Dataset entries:
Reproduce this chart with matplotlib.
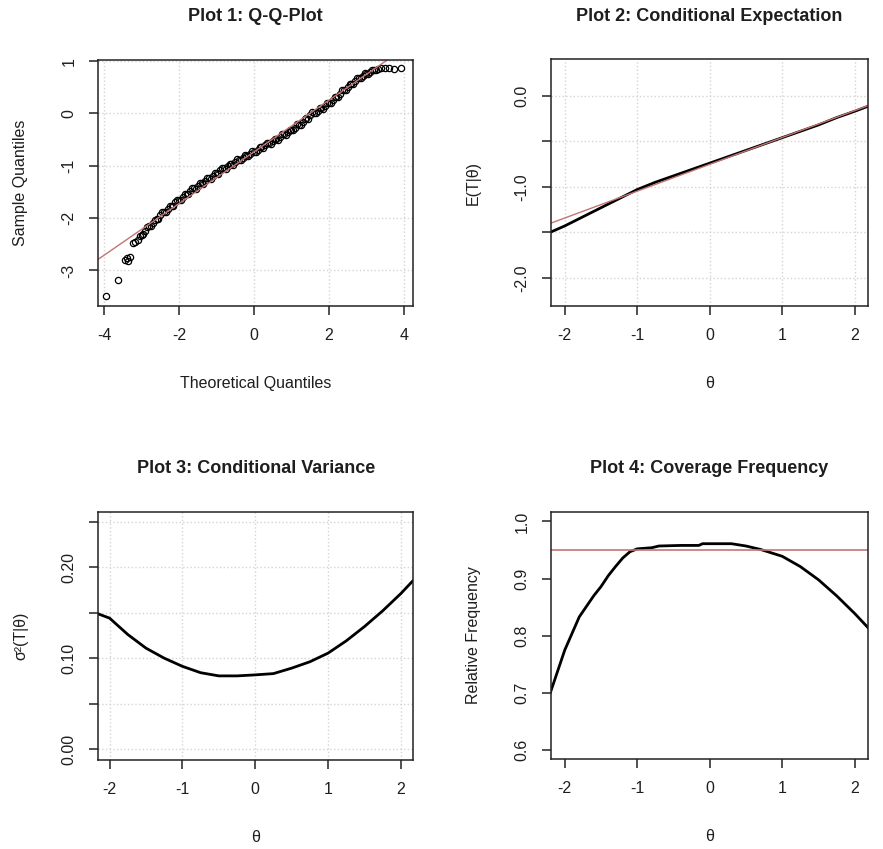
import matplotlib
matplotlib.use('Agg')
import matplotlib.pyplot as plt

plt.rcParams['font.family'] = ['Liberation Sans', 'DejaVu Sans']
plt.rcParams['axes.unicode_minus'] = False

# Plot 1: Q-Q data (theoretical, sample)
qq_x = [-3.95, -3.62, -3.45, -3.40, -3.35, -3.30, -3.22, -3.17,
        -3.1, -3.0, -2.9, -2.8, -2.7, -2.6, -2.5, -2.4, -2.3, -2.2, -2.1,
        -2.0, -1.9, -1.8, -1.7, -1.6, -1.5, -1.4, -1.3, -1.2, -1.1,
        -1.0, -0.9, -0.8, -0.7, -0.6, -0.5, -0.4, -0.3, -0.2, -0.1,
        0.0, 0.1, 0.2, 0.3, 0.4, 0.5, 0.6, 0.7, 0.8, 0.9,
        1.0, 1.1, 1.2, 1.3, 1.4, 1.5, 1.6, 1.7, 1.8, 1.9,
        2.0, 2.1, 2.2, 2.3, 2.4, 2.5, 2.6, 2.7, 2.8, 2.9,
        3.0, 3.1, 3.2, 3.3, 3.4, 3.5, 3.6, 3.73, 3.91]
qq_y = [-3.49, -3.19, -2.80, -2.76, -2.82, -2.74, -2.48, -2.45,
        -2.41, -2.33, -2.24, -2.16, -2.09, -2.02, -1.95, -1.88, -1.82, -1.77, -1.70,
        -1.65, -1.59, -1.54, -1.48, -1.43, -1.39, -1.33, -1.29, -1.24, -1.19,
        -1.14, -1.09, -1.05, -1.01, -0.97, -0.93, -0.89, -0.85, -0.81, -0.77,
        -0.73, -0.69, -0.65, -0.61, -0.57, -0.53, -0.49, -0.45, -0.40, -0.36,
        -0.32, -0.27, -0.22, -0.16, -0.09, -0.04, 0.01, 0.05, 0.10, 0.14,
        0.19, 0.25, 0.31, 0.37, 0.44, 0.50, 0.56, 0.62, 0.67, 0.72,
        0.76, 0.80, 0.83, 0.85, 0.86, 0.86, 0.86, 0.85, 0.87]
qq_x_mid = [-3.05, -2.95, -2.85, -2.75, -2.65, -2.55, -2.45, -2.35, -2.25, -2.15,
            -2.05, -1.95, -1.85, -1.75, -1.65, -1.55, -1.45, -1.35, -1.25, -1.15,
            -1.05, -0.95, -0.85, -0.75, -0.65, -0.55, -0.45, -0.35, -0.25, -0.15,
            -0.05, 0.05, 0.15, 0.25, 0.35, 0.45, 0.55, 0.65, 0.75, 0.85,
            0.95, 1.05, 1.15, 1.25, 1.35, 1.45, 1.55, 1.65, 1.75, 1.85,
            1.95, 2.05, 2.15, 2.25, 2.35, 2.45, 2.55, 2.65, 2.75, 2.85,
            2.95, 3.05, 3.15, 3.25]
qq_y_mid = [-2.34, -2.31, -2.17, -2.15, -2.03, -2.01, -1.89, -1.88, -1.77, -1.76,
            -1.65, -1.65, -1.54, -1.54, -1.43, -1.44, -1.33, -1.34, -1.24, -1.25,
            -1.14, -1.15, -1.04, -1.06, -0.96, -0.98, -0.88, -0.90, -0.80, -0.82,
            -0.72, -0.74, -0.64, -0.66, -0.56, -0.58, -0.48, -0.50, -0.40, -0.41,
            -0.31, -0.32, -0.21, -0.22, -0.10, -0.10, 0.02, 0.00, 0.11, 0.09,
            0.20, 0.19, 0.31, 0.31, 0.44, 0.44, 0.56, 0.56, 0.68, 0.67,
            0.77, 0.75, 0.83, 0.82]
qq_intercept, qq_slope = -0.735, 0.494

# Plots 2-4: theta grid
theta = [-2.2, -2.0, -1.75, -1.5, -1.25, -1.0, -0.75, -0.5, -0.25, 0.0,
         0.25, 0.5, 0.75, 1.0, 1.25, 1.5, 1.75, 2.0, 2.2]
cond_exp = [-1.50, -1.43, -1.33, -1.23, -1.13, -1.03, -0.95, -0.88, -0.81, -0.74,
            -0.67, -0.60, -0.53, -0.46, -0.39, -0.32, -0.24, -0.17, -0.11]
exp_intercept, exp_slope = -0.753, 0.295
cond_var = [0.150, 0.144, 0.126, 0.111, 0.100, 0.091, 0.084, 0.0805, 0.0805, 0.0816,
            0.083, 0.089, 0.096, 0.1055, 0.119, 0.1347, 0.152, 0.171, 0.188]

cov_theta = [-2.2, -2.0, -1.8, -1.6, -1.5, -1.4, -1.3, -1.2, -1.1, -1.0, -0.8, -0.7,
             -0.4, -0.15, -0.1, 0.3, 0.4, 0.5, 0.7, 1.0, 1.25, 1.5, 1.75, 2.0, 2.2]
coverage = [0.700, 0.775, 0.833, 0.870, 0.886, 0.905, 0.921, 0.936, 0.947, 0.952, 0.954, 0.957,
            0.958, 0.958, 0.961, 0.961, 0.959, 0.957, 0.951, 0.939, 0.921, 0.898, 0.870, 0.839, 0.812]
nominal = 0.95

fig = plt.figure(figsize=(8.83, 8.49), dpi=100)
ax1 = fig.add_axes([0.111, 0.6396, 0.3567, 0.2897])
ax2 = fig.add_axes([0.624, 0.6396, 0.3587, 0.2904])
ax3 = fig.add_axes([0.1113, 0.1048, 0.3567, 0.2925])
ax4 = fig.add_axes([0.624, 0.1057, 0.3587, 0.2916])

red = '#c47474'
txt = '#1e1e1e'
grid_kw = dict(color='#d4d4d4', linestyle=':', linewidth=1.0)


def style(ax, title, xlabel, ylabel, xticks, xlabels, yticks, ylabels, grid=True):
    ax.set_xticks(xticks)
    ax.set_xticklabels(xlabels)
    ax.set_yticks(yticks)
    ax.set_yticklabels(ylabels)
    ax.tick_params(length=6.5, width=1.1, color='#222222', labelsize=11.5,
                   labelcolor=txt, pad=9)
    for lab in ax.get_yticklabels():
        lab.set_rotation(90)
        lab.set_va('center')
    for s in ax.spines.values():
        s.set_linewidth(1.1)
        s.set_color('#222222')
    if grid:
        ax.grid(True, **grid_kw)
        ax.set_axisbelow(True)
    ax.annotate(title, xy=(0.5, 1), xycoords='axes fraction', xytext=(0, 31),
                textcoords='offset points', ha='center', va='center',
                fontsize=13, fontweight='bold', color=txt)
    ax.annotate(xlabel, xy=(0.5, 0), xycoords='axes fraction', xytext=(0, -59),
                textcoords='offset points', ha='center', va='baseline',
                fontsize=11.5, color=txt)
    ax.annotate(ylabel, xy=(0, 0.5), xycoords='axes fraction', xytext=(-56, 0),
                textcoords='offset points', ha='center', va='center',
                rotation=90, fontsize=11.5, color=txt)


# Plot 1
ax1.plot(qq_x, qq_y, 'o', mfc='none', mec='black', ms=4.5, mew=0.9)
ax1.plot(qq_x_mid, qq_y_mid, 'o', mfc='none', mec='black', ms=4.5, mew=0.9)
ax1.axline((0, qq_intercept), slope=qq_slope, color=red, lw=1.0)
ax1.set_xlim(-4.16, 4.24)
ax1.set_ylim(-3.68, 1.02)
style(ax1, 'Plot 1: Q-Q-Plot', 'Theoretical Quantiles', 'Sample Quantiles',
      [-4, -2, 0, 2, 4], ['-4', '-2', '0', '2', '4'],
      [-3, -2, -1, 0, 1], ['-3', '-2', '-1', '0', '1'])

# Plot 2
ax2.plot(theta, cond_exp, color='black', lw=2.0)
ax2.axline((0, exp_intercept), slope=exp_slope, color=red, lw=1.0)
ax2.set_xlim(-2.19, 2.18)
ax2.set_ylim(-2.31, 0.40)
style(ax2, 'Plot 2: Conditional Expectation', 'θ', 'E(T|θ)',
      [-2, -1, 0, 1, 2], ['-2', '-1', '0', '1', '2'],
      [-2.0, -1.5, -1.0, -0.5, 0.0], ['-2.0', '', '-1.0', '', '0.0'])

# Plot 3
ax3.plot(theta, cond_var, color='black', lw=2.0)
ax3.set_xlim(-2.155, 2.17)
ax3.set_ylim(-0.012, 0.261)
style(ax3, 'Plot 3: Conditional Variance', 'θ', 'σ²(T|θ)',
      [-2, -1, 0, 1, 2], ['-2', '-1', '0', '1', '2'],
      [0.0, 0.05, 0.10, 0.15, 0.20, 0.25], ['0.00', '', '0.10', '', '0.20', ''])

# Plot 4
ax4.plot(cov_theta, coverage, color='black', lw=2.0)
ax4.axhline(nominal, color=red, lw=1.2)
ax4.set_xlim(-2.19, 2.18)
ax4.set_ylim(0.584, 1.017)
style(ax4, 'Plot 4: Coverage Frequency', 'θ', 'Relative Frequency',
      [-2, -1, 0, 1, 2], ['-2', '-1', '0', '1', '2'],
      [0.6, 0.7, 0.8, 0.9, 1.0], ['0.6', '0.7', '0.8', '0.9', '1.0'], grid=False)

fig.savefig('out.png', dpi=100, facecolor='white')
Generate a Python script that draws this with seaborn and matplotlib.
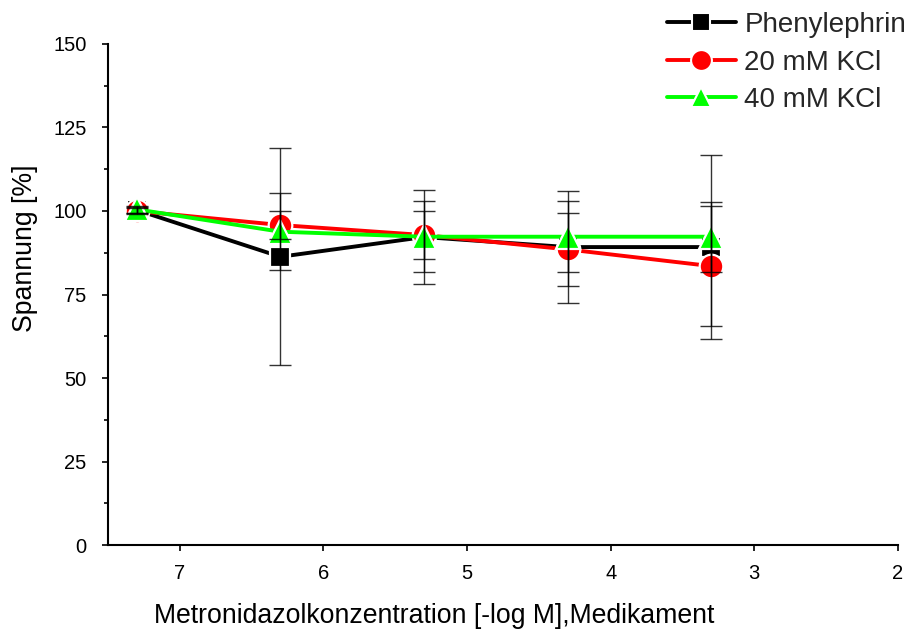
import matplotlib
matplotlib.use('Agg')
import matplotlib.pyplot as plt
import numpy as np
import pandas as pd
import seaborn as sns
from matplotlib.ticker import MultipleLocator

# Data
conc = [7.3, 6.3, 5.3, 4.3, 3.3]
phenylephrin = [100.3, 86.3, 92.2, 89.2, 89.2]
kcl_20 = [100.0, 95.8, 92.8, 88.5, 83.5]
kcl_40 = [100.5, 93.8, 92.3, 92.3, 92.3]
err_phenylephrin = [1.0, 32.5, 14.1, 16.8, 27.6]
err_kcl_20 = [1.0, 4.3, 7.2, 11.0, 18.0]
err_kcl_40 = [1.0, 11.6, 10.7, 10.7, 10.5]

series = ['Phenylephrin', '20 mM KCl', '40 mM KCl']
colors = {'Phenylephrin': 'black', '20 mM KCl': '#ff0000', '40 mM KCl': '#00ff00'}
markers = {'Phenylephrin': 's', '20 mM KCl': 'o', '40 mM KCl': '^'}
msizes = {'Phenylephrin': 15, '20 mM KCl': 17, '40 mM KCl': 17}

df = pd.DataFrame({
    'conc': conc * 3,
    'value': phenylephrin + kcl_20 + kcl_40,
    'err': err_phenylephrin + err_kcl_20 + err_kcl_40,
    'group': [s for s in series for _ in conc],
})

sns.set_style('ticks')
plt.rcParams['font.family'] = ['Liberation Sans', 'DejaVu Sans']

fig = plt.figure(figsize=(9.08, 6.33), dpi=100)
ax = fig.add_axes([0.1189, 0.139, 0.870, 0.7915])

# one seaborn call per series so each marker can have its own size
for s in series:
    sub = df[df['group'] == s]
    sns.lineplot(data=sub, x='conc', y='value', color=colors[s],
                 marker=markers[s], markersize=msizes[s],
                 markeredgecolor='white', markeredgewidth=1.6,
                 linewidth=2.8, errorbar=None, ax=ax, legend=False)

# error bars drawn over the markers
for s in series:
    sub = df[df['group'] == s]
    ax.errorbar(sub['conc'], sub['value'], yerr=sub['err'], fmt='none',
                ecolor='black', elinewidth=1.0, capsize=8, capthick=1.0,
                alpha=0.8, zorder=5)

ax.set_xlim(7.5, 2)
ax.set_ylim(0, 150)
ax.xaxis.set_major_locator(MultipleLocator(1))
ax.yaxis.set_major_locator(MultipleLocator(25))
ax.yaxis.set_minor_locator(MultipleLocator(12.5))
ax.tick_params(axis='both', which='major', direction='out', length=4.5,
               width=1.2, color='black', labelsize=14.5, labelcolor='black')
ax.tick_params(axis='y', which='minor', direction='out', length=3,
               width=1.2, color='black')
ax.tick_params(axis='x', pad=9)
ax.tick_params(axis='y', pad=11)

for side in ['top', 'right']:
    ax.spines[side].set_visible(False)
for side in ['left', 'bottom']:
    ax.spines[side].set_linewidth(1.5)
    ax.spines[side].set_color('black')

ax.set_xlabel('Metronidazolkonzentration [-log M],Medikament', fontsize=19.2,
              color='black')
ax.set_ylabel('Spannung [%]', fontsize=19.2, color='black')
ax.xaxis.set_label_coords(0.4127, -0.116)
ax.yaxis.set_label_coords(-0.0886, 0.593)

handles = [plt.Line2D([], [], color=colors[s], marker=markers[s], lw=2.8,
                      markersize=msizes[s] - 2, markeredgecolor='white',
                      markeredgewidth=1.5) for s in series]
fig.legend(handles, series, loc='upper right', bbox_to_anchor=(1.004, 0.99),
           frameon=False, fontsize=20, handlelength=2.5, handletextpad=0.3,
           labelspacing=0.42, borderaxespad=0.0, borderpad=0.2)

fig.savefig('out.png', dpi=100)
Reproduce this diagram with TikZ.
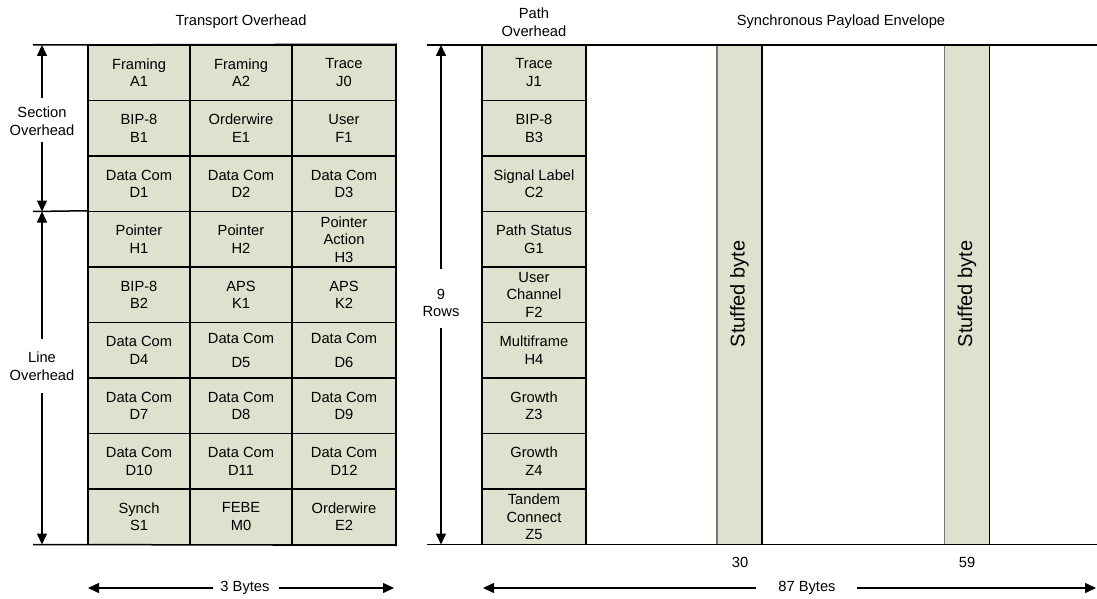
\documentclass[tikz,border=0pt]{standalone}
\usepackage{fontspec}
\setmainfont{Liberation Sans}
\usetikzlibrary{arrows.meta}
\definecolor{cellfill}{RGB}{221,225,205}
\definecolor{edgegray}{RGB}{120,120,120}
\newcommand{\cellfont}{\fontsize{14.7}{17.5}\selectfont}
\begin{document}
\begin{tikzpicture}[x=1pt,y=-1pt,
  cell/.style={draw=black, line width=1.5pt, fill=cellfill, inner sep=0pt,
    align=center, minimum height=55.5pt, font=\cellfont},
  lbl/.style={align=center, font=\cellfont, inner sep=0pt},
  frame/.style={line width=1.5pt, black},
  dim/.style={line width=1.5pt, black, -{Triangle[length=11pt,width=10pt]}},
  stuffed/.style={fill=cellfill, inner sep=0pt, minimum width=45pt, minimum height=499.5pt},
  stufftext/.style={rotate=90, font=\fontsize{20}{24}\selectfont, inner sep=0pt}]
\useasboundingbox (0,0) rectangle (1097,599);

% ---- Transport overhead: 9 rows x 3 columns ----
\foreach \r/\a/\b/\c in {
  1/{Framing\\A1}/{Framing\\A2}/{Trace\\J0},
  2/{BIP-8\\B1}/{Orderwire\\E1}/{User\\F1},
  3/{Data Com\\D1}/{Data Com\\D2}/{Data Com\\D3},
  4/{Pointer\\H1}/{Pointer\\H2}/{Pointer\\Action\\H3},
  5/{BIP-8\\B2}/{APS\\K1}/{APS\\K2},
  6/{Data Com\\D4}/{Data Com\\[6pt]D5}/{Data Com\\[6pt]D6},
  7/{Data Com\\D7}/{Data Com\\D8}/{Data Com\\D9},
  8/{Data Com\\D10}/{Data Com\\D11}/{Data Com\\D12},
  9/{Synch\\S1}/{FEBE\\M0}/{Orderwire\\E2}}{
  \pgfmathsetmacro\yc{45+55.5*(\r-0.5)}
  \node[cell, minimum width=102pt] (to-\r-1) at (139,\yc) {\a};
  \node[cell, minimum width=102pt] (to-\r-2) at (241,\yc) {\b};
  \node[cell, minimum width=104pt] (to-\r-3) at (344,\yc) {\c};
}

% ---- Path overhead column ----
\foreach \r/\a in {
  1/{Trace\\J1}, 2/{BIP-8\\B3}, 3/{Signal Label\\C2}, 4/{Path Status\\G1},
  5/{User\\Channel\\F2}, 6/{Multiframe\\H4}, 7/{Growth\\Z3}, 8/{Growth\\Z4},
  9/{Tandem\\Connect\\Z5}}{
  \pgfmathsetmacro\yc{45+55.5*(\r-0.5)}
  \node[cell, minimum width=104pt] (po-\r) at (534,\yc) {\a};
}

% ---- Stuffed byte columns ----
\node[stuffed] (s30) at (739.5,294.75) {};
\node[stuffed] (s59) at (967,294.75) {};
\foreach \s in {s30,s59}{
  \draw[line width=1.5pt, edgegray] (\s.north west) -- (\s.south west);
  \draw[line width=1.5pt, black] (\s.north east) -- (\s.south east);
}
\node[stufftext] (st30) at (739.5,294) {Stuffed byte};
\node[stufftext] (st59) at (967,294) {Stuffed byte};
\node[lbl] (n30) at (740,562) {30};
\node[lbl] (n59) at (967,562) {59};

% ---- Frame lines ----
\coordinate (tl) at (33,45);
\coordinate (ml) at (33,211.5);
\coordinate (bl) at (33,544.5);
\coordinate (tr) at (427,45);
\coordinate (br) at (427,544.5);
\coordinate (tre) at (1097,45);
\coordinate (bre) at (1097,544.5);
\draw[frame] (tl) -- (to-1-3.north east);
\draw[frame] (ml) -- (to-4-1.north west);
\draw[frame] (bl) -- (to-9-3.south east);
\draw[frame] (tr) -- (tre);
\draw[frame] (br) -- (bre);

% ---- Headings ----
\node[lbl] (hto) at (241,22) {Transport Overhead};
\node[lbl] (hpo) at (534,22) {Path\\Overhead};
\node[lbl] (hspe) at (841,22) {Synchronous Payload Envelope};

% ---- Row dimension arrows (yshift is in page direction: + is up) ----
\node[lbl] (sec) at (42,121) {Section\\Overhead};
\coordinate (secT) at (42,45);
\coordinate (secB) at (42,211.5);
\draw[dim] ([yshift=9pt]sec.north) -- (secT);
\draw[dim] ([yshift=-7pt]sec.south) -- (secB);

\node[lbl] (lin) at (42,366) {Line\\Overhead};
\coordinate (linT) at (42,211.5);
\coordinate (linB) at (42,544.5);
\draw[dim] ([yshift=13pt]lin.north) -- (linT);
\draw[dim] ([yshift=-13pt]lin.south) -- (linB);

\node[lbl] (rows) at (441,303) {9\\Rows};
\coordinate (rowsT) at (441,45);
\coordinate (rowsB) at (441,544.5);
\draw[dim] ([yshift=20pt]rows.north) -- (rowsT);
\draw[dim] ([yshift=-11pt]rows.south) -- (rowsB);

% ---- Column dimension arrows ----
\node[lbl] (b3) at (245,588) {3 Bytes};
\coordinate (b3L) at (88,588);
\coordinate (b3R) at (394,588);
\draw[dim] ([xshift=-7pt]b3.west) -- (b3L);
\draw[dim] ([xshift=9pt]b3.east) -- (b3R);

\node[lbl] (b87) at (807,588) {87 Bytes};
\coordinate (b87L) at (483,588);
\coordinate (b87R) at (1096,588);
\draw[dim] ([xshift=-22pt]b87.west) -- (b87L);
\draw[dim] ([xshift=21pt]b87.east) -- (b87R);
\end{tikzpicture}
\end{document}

• [WHAT TO PRODUCE]
Restate word for word only the lines from where the entries begin through the one with "plt.rcParams['axes.unicode_minus'] = False"; omit the pictures.

• [RESULT FOR THIS TASK]
Reproduce this chart with matplotlib.
import matplotlib
matplotlib.use('Agg')
import matplotlib.pyplot as plt

plt.rcParams['font.family'] = ['Liberation Sans', 'DejaVu Sans']
plt.rcParams['axes.unicode_minus'] = False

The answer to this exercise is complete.